::: INFORMATION SHOWN :::

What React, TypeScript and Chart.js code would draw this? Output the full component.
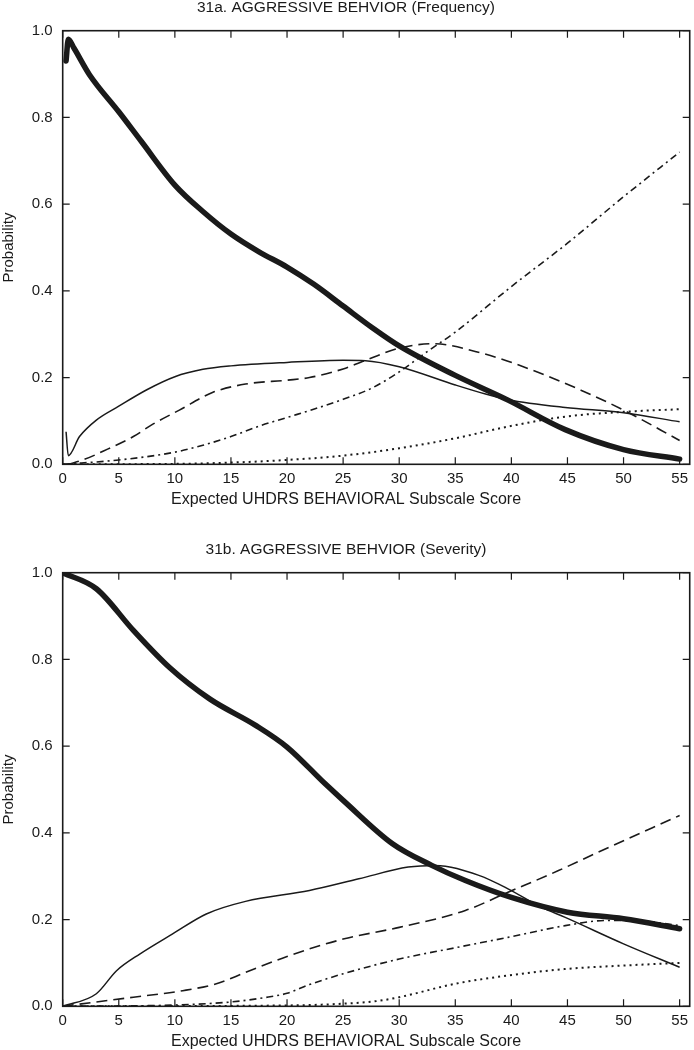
import React, { useEffect, useRef } from "react";
import { Chart, registerables } from "chart.js";

Chart.register(...registerables);

// ---------- Data ----------
const xTicks = [0, 5, 10, 15, 20, 25, 30, 35, 40, 45, 50, 55];
const yTicks = [0, 0.2, 0.4, 0.6, 0.8, 1.0];

// 31a. Frequency
const aThickX = [0.3, 0.5, 1, 2.4, 5, 7, 10, 12.5, 15, 17.5, 20, 22.4, 25, 27.6, 30, 35, 39.7, 44.8, 50, 55];
const aThickY = [0.93, 0.98, 0.96, 0.898, 0.813, 0.745, 0.644, 0.583, 0.531, 0.49, 0.455, 0.415, 0.365, 0.315, 0.273, 0.205, 0.148, 0.08, 0.034, 0.012];
const aThinX = [0.3, 0.5, 1.5, 3, 5, 7.5, 10, 12.5, 15, 20, 25, 27, 30, 35, 37.7, 39.7, 44.8, 50, 55];
const aThinY = [0.075, 0.02, 0.064, 0.102, 0.134, 0.172, 0.202, 0.219, 0.227, 0.235, 0.24, 0.239, 0.225, 0.183, 0.162, 0.149, 0.131, 0.119, 0.098];
const aDashX = [0.5, 2, 4, 6.3, 8, 10.4, 13.4, 16.3, 20, 22, 25, 28, 30, 33, 37.4, 41.8, 46.2, 50, 55];
const aDashY = [0, 0.012, 0.035, 0.064, 0.092, 0.125, 0.166, 0.185, 0.194, 0.2, 0.22, 0.25, 0.268, 0.278, 0.256, 0.218, 0.171, 0.125, 0.055];
const aDashDotX = [0, 5, 10, 12.5, 15, 17.5, 20, 22.5, 25, 27.5, 30, 32.5, 35, 40, 45, 50, 55];
const aDashDotY = [0, 0.01, 0.028, 0.044, 0.064, 0.088, 0.108, 0.128, 0.15, 0.175, 0.213, 0.26, 0.305, 0.41, 0.51, 0.617, 0.72];
const aDotX = [0, 10, 15, 20, 25, 30, 35, 39.7, 44.8, 50, 55];
const aDotY = [0, 0.001, 0.004, 0.01, 0.02, 0.037, 0.06, 0.087, 0.11, 0.121, 0.127];

// 31b. Severity
const bThickX = [0, 3, 6.3, 9.5, 13.1, 17.2, 20, 23.4, 25, 29.4, 32.9, 35.9, 40, 45, 50, 55];
const bThickY = [1.0, 0.963, 0.867, 0.782, 0.709, 0.648, 0.598, 0.513, 0.475, 0.375, 0.325, 0.29, 0.251, 0.217, 0.202, 0.179];
const bThinX = [0, 3, 4.8, 6.9, 9.8, 12.8, 16.3, 22, 26.4, 30.8, 33.2, 37.1, 39.7, 42.7, 44.8, 50, 55];
const bThinY = [0, 0.029, 0.082, 0.121, 0.167, 0.213, 0.242, 0.267, 0.294, 0.321, 0.325, 0.302, 0.271, 0.228, 0.205, 0.144, 0.09];
const bDashX = [0, 3, 6.3, 10.7, 13.7, 16.3, 20, 25, 30, 35.9, 39.7, 44.2, 47.7, 55];
const bDashY = [0, 0.01, 0.021, 0.036, 0.052, 0.078, 0.115, 0.155, 0.182, 0.221, 0.263, 0.313, 0.355, 0.44];
const bDashDotX = [0, 10, 15, 18, 20, 22, 25, 30, 35, 39.7, 44.8, 48.5, 52, 55];
const bDashDotY = [0, 0.003, 0.01, 0.02, 0.03, 0.05, 0.075, 0.109, 0.135, 0.159, 0.186, 0.198, 0.196, 0.186];
const bDotX = [0, 20, 25, 28, 30, 35, 39.7, 44.8, 50, 55];
const bDotY = [0, 0.002, 0.006, 0.012, 0.021, 0.052, 0.071, 0.086, 0.094, 0.1];

const titleA = "31a. AGGRESSIVE BEHVIOR (Frequency)";
const titleB = "31b. AGGRESSIVE BEHVIOR (Severity)";
const xTitle = "Expected UHDRS BEHAVIORAL Subscale Score";
const yTitle = "Probability";

// ---------- Styling ----------
const FONT = "'Liberation Sans', Arial, Helvetica, sans-serif";
const INK = "#1a1a1a";
const PLOT_TOP = 30.7;
const PLOT_BOTTOM = 464.3;
const PLOT_LEFT = 62.7;
const TITLE_SIZE = 15.5;
const XTITLE_SIZE = 16;
const XTITLE_LH = XTITLE_SIZE * 1.2;

const zip = (xs: number[], ys: number[]) => xs.map((x, i) => ({ x, y: ys[i] }));

const framePlugin = {
  id: "frame",
  afterDraw(chart: any) {
    const { ctx, chartArea: a, scales } = chart;
    const x = scales.x;
    const y = scales.y;
    ctx.save();
    ctx.strokeStyle = INK;
    ctx.lineWidth = 1.2;
    ctx.beginPath();
    const len = 7;
    xTicks.forEach((v) => {
      const px = x.getPixelForValue(v);
      ctx.moveTo(px, a.bottom);
      ctx.lineTo(px, a.bottom - len);
      ctx.moveTo(px, a.top);
      ctx.lineTo(px, a.top + len);
    });
    yTicks.forEach((v) => {
      const py = y.getPixelForValue(v);
      ctx.moveTo(a.left, py);
      ctx.lineTo(a.left + len, py);
      ctx.moveTo(a.right, py);
      ctx.lineTo(a.right - len, py);
    });
    ctx.stroke();
    ctx.lineWidth = 1.6;
    ctx.strokeRect(a.left, a.top, a.right - a.left, a.bottom - a.top);
    ctx.restore();
  },
};

type Series = { xs: number[]; ys: number[] };

function makeConfig(title: string, height: number, thick: Series, thin: Series, dash: Series, dashDot: Series, dot: Series): any {
  const line = (s: Series, width: number, dashArr: number[], cap: CanvasLineCap = "butt") => ({
    data: zip(s.xs, s.ys),
    borderColor: INK,
    borderWidth: width,
    borderDash: dashArr,
    borderCapStyle: cap,
    pointRadius: 0,
    fill: false,
    cubicInterpolationMode: "monotone",
  });
  // subtitle used as the x-axis caption, centered on the whole figure width
  const xTitleCenter = PLOT_BOTTOM + 35;
  const subPadBottom = height - xTitleCenter - XTITLE_LH / 2;
  const subHeight = XTITLE_LH + subPadBottom;
  return {
    type: "line",
    data: {
      datasets: [
        line(dot, 2, [2, 4]),
        line(dashDot, 1.6, [7, 4, 2, 4]),
        line(dash, 1.6, [11, 6]),
        line(thin, 1.5, []),
        line(thick, 5.5, [], "round"),
      ],
    },
    options: {
      responsive: false,
      animation: false,
      devicePixelRatio: 1,
      layout: { padding: { left: 0, right: 2, top: 0, bottom: 0 } },
      plugins: {
        legend: { display: false },
        tooltip: { enabled: false },
        title: {
          display: true,
          text: title,
          color: INK,
          font: { family: FONT, size: TITLE_SIZE, weight: "normal", lineHeight: 1 },
          padding: { top: 0, bottom: PLOT_TOP - TITLE_SIZE },
        },
        subtitle: {
          display: true,
          position: "bottom",
          text: xTitle,
          color: INK,
          font: { family: FONT, size: XTITLE_SIZE, weight: "normal", lineHeight: 1.2 },
          padding: { top: 0, bottom: subPadBottom },
        },
      },
      scales: {
        x: {
          type: "linear",
          min: 0,
          max: 55.9,
          grid: { display: false, drawTicks: false },
          border: { display: false },
          afterBuildTicks: (s: any) => {
            s.ticks = xTicks.map((v) => ({ value: v }));
          },
          afterFit: (s: any) => {
            s.height = height - PLOT_BOTTOM - subHeight;
          },
          ticks: {
            color: INK,
            font: { family: FONT, size: 15 },
            padding: 6,
            maxRotation: 0,
            autoSkip: false,
          },
          title: { display: false },
        },
        y: {
          type: "linear",
          min: 0,
          max: 1,
          grid: { display: false, drawTicks: false },
          border: { display: false },
          afterBuildTicks: (s: any) => {
            s.ticks = yTicks.map((v) => ({ value: v }));
          },
          afterFit: (s: any) => {
            s.width = PLOT_LEFT;
          },
          ticks: {
            color: INK,
            font: { family: FONT, size: 15 },
            padding: 10,
            callback: (v: any) => Number(v).toFixed(1),
          },
          title: {
            display: true,
            text: yTitle,
            color: INK,
            font: { family: FONT, size: 15, lineHeight: 1.2 },
            padding: { top: 0, bottom: 0 },
          },
        },
      },
    },
    plugins: [framePlugin],
  };
}

function ChartCanvas({ config, width, height, top }: { config: any; width: number; height: number; top: number }) {
  const ref = useRef<HTMLCanvasElement | null>(null);
  useEffect(() => {
    if (!ref.current) return;
    const chart = new Chart(ref.current, config);
    return () => chart.destroy();
  }, [config]);
  return (
    <canvas
      ref={ref}
      width={width}
      height={height}
      style={{ position: "absolute", left: 0, top, width, height, display: "block" }}
    />
  );
}

const TOP_H = 542;
const BOT_H = 508;

const configA = makeConfig(
  titleA,
  TOP_H,
  { xs: aThickX, ys: aThickY },
  { xs: aThinX, ys: aThinY },
  { xs: aDashX, ys: aDashY },
  { xs: aDashDotX, ys: aDashDotY },
  { xs: aDotX, ys: aDotY }
);
const configB = makeConfig(
  titleB,
  BOT_H,
  { xs: bThickX, ys: bThickY },
  { xs: bThinX, ys: bThinY },
  { xs: bDashX, ys: bDashY },
  { xs: bDashDotX, ys: bDashDotY },
  { xs: bDotX, ys: bDotY }
);

export default function App() {
  return (
    <div style={{ position: "absolute", left: 0, top: 0, width: 694, height: 1050, background: "#fff", overflow: "hidden" }}>
      <ChartCanvas config={configA} width={694} height={TOP_H} top={0} />
      <ChartCanvas config={configB} width={694} height={BOT_H} top={TOP_H} />
    </div>
  );
}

:::

Leave out the pictures, then repeat the listing above exactly from its first line to the line with "const yTicks = [0, 0.2, 0.4, 0.6, 0.8, 1.0];", inclusive.

- _WORKED SOLUTION_:
What React, TypeScript and Chart.js code would draw this? Output the full component.
import React, { useEffect, useRef } from "react";
import { Chart, registerables } from "chart.js";

Chart.register(...registerables);

// ---------- Data ----------
const xTicks = [0, 5, 10, 15, 20, 25, 30, 35, 40, 45, 50, 55];
const yTicks = [0, 0.2, 0.4, 0.6, 0.8, 1.0];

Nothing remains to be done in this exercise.